In many respects, tradability is a knock on effect of the collectable and functional nature of trading cards and miniatures. However, tabletop game manufacturers also take deliberate steps to enhance the tradability of their products.
Firstly, tabletop games are designed to be highly social. When players gather into ad-hoc groups or at formal events, trading naturally occurs. Secondly, manufacturers deliberately create an economy where one man’s trash is another man’s treasure. They do this by creating clusters of items that work well together (so that a player with an existing collection is naturally inclined towards that cluster) and ensuring that booster packs contain a range of items, including rares, from several different clusters. As a result, every time a player buys a booster pack, he may get items that he doesn’t want but are valuable to his friends.
Tabletop game manufacturers know that a vibrant trading community may not directly generate revenue, but it does enhance engagement with the manufacturer’s product and indirectly drives booster pack sales. Instead of prohibiting aftermarkets, MMO operators should be following the lead of their tabletop brethren and doing everything they can to foster an active aftermarket.

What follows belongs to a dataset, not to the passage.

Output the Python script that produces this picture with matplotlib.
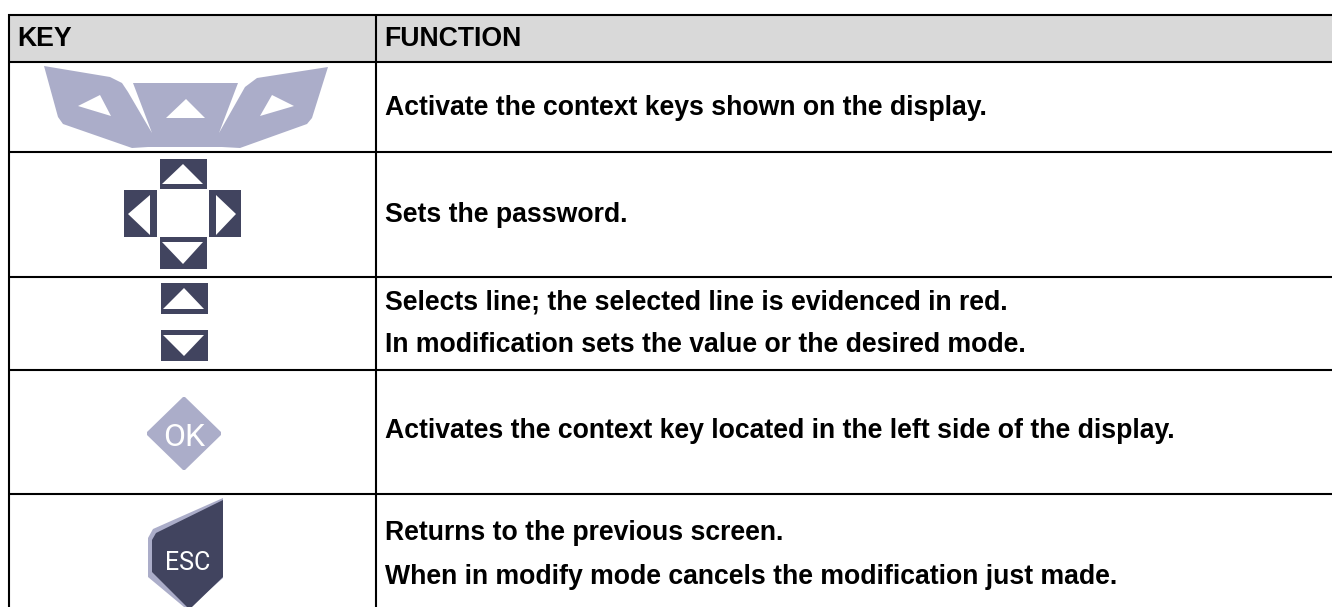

Lessons for the Electronic Entertainment Industry
There is currently a raging debate about whether the MMO industry will move to a free-to-play model with virtual goods driving revenue or whether monthly subscriptions will continue to be the modus operandi outside of Asia. As today’s game designers envision the future of MMOs, they will be well served by looking to the past for inspiration on how to create a virtual goods economy that both enhances the game experience and maximizes the revenue opportunity.
Update (3/2/2008): Take a look at Saga which bills itself as “world’s first collectible online real-time strategy game”. Instead of charging a monthly subscription fee, they generate revenue by selling booster packs of troops for $2.95.